Son olarak Trump’ın azla vazgeçmeyeceği konu Biden’ın meşhur oğlu olacaktır. İkircikli Ukrayna ilişkileri, Lap-top meselesi, kamuoyunda büyük tartışmalar yaratan yaşam şekli derken Hunter Biden da Trump gibi suçlu bulundu. Hayır hayır, babasının Başkan Yardımcısı otoritesini Ukrayna devleti üzerinde baskı kurmak için kullanmasından değil, hem uyuşturucu kullanıp hem de silah sahibi olduğu için. Amerikan devletinin kırmızı çizgileri pek ilginç değil mi?

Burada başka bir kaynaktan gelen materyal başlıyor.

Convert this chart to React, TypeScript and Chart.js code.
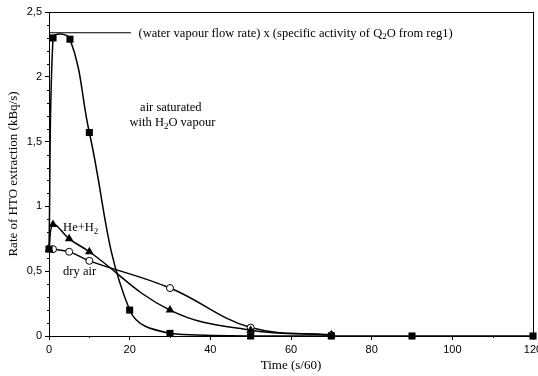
import React, { useEffect, useRef } from "react";
import { Chart, registerables } from "chart.js";

Chart.register(...registerables);

// Air saturated with H2O vapour (filled squares)
const airSatX = [0, 1, 5.2, 10, 20, 30, 50, 70, 90, 120];
const airSatY = [0.67, 2.3, 2.29, 1.57, 0.2, 0.02, 0.0, 0.0, 0.0, 0.0];
// He + H2 (filled triangles)
const heH2X = [0, 1, 5, 10, 30, 50, 70];
const heH2Y = [0.67, 0.86, 0.75, 0.65, 0.2, 0.045, 0.01];
// Dry air (open circles)
const dryAirX = [1, 5, 10, 30, 50, 70];
const dryAirY = [0.67, 0.65, 0.58, 0.37, 0.065, 0.005];
// Reference level line: (water vapour flow rate) x (specific activity)
const refLineX = [0, 20.3];
const refLineY = [2.34, 2.34];

const xTicks = [0, 20, 40, 60, 80, 100, 120];
const xTickLabels = ["0", "20", "40", "60", "80", "100", "120"];
const yTicks = [0, 0.5, 1, 1.5, 2, 2.5];
const yTickLabels = ["0", "0,5", "1", "1,5", "2", "2,5"];
const xMinorTicks = [10, 30, 50, 70, 90, 110];
const yMinorTicks = [0.1, 0.2, 0.3, 0.4, 0.6, 0.7, 0.8, 0.9, 1.1, 1.2, 1.3, 1.4, 1.6, 1.7, 1.8, 1.9, 2.1, 2.2, 2.3, 2.4];

const SERIF = '"Liberation Serif", "Times New Roman", serif';
const SANS = '"Liberation Sans", Arial, sans-serif';

type Part = [string, boolean];

function drawRich(ctx: CanvasRenderingContext2D, parts: Part[], x: number, y: number, size: number, align: "left" | "center") {
  const mainFont = `${size}px ${SERIF}`;
  const subFont = `${Math.round(size * 0.7)}px ${SERIF}`;
  let total = 0;
  const widths: number[] = [];
  for (const [t, sub] of parts) {
    ctx.font = sub ? subFont : mainFont;
    const w = ctx.measureText(t).width;
    widths.push(w);
    total += w;
  }
  let cx = align === "center" ? x - total / 2 : x;
  ctx.textBaseline = "middle";
  ctx.textAlign = "left";
  ctx.fillStyle = "#000";
  parts.forEach(([t, sub], i) => {
    ctx.font = sub ? subFont : mainFont;
    ctx.fillText(t, cx, sub ? y + size * 0.28 : y);
    cx += widths[i];
  });
}

const toPts = (xs: number[], ys: number[]) => xs.map((x, i) => ({ x, y: ys[i] }));

export default function App() {
  const ref = useRef<HTMLCanvasElement | null>(null);

  useEffect(() => {
    if (!ref.current) return;
    const framePlugin = {
      id: "frameAndNotes",
      afterDatasetsDraw(chart: any) {
        const { ctx, chartArea: a, scales } = chart;
        const xs = scales.x;
        const ys = scales.y;
        ctx.save();
        ctx.strokeStyle = "#000";
        ctx.lineWidth = 1;
        ctx.strokeRect(Math.round(a.left) + 0.5, Math.round(a.top) + 0.5, Math.round(a.right - a.left), Math.round(a.bottom - a.top));
        // minor ticks
        ctx.beginPath();
        for (const v of xMinorTicks) {
          const px = Math.round(xs.getPixelForValue(v)) + 0.5;
          ctx.moveTo(px, a.bottom);
          ctx.lineTo(px, a.bottom + 2);
        }
        for (const v of yMinorTicks) {
          const py = Math.round(ys.getPixelForValue(v)) + 0.5;
          ctx.moveTo(a.left, py);
          ctx.lineTo(a.left - 2, py);
        }
        ctx.stroke();
        // annotations
        drawRich(ctx, [["(water vapour flow rate) x (specific activity of Q", false], ["2", true], ["O from reg1)", false]], xs.getPixelForValue(22.2), ys.getPixelForValue(2.335), 12.5, "left");
        drawRich(ctx, [["air saturated", false]], xs.getPixelForValue(30.2), ys.getPixelForValue(1.76), 12.5, "center");
        drawRich(ctx, [["with H", false], ["2", true], ["O vapour", false]], xs.getPixelForValue(30.6), ys.getPixelForValue(1.645), 12.5, "center");
        drawRich(ctx, [["He+H", false], ["2", true]], xs.getPixelForValue(3.5), ys.getPixelForValue(0.835), 12.5, "left");
        drawRich(ctx, [["dry air", false]], xs.getPixelForValue(3.5), ys.getPixelForValue(0.495), 12.5, "left");
        ctx.restore();
      },
    };

    const chart = new Chart(ref.current, {
      type: "line",
      data: {
        datasets: [
          {
            label: "air saturated with H2O vapour",
            data: toPts(airSatX, airSatY),
            borderColor: "#000",
            backgroundColor: "#000",
            borderWidth: 1.5,
            tension: 0.4,
            pointStyle: "rect",
            pointRadius: 5,
            pointBorderWidth: 0,
            pointBackgroundColor: "#000",
            clip: false,
          },
          {
            label: "He+H2",
            data: toPts(heH2X, heH2Y),
            borderColor: "#000",
            backgroundColor: "#000",
            borderWidth: 1.5,
            tension: 0.4,
            pointStyle: "triangle",
            pointRadius: 5,
            pointBorderWidth: 0,
            pointBackgroundColor: "#000",
            clip: false,
          },
          {
            label: "dry air",
            data: toPts(dryAirX, dryAirY),
            borderColor: "#000",
            backgroundColor: "#fff",
            borderWidth: 1.5,
            tension: 0.4,
            pointStyle: "circle",
            pointRadius: 3.5,
            pointBorderWidth: 1,
            pointBackgroundColor: "#fff",
            pointBorderColor: "#000",
            clip: false,
          },
          {
            label: "reference",
            data: toPts(refLineX, refLineY),
            borderColor: "#000",
            borderWidth: 1,
            tension: 0,
            pointRadius: 0,
            clip: false,
          },
        ],
      },
      options: {
        animation: false,
        responsive: true,
        maintainAspectRatio: false,
        layout: { padding: { top: 12, right: 5, bottom: 0, left: 0 } },
        plugins: { legend: { display: false }, tooltip: { enabled: false }, title: { display: false } },
        scales: {
          x: {
            type: "linear",
            min: 0,
            max: 120,
            afterBuildTicks: (s: any) => {
              s.ticks = xTicks.map((v) => ({ value: v }));
            },
            afterFit: (s: any) => {
              s.height = 40;
              s.paddingRight = 0;
              s.paddingLeft = 0;
            },
            ticks: {
              font: { family: SANS, size: 11 },
              color: "#000",
              padding: 3,
              maxRotation: 0,
              autoSkip: false,
              callback: (_v: any, i: number) => xTickLabels[i],
            },
            grid: { drawOnChartArea: false, drawTicks: true, tickLength: 4, color: "#000" },
            border: { color: "#000", width: 1 },
            title: {
              display: true,
              text: "Time (s/60)",
              font: { family: SERIF, size: 13 },
              color: "#000",
              padding: { top: 0, bottom: 3 },
            },
          },
          y: {
            type: "linear",
            min: 0,
            max: 2.5,
            afterBuildTicks: (s: any) => {
              s.ticks = yTicks.map((v) => ({ value: v }));
            },
            afterFit: (s: any) => {
              s.width = 49;
            },
            ticks: {
              font: { family: SANS, size: 11 },
              color: "#000",
              padding: 3,
              autoSkip: false,
              callback: (_v: any, i: number) => yTickLabels[i],
            },
            grid: { drawOnChartArea: false, drawTicks: true, tickLength: 4, color: "#000" },
            border: { color: "#000", width: 1 },
            title: {
              display: true,
              text: "Rate of HTO extraction (kBq/s)",
              font: { family: SERIF, size: 13 },
              color: "#000",
              padding: { top: 6, bottom: 0 },
            },
          },
        },
      },
      plugins: [framePlugin],
    });
    return () => chart.destroy();
  }, []);

  return (
    <div style={{ position: "absolute", left: 0, top: 0, width: 538, height: 376, background: "#fff" }}>
      <canvas ref={ref} />
    </div>
  );
}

Özetle, anketlere bakarak “tamam seçim bitti” yorumlarına karşıyım. Ben de birçokları gibi Trump’ı şu an için epey avantajlı görüyorum. Ancak seçime daha uzun zaman var. Bu süre zarfında yaşanacak gelişmelerin seçimin kaderini değiştirmesi çok şaşırtıcı olmaz. Bu değişimin sebebi belki münazara performansı, belki yasal gelişmeler, belki de güvenlik tehdidi olabilir. Neticede Trump’ın gelmesini açıkça ulusal güvenlik sorunu olarak gören çokça Amerikalı var. Bu Amerikalıların bir kısmı da ABD’nin karar alma noktalarında oturuyorlar.
Heritage Foundation’ın zamanında Reagan için de hazırladığı “muhafazakâr dönüşüm rehberi” yeni adı “Project 2025” ile Trump için hazırlandı. Bu rehberle Trump’ın koltuktaki ilk gününden itibaren muhafazakârlar, kaybettiklerine inandıkları Amerikan bürokrasisini geri alacaklar. Bunun için neredeyse birkaç yıldır örgütlenmeye başladılar. Tüm eyaletlerde ve Federal yapıda karar alıcıları muhafazakâr olarak atayacaklar. Vaatlerinin yüzde 20’sini bile yapabilmeleri demek ABD kurumlarındaki Demokrat nüfuzunu etkisiz kılmaya yetebilir. Bu yüzden Demokratlar için bu seçimi kaybetmek, 2016’daki gibi Beyaz Saray’ı kaybetmek değil, komple devleti kaybetmek olacaktır.
Bugün, Trump’ın dönüşüne büyük bir hazırlık var. Avrupa bile kendini buna hazırlıyor. Ancak Pentagon’dan ABD istihbaratına, devlet içinde güçlü konumda bulunan Demokratların yenilgiyi sakince kabulleneceğini sanmıyorum.